Shallow Thoughts : : Sep

Akkana's Musings on Open Source Computing and Technology, Science, and Nature.

Fri, 30 Sep 2005

Set C Styles Automatically in Emacs

I just figured out a nifty emacs trick: how to set C styles automatically based on the location of the file I'm editing. That way, emacs will autoindent with the proper style whether I'm editing my own code, GIMP code, Linux kernel code, etc. assuming that I keep the source for these projects in predictable places.

First, define a derived mode for each style you might want to use. Each minor mode inherits from c-mode, but adds a c-set-style call. (Obviously, this assumes that the styles you want to use are already defined.)

(define-derived-mode gnu-c-mode c-mode "GNU C mode"
  (c-set-style "gnu"))
(define-derived-mode linux-c-mode c-mode "GNU C mode"
  (c-set-style "linux"))

Then add entries to your auto-mode-alist for each directory you want to treat specially:

(setq auto-mode-alist
[ . . . ]
      (cons '("gimp.*/" . gnu-c-mode)
      (cons '("linux-.*/" . linux-c-mode)
            auto-mode-alist) ) )

Your normal default style will still work for any files not matching the patterns specified in auto-mode-alist.

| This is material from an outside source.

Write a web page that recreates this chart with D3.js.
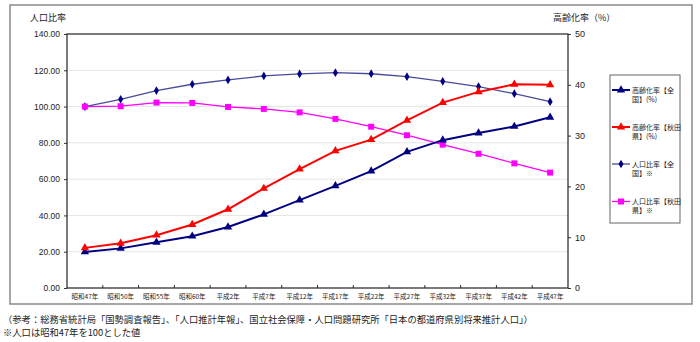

It might be possible to skip the step of defining derived modes by switching on the file's pathname in the C mode hook, but I've never figured out how to get the pathname of the file being loaded in any reliable way.

[ 13:42 Sep 30, 2005    More programming | permalink to this entry | ]

Mon, 26 Sep 2005

Exorcising the Evil Alternate Screen

I've long wondered why people like the "alternate screen" misfeature which has become mandatory in so many Linux terminals. That's the one where you want to find out the options to ls, so you do man ls, get to the option you were curious about, hit q to get out of man so that you can run ls with the right option -- and the man page disappears, clearing the screen so you can't see the documentation you were just trying to read! What's up with that?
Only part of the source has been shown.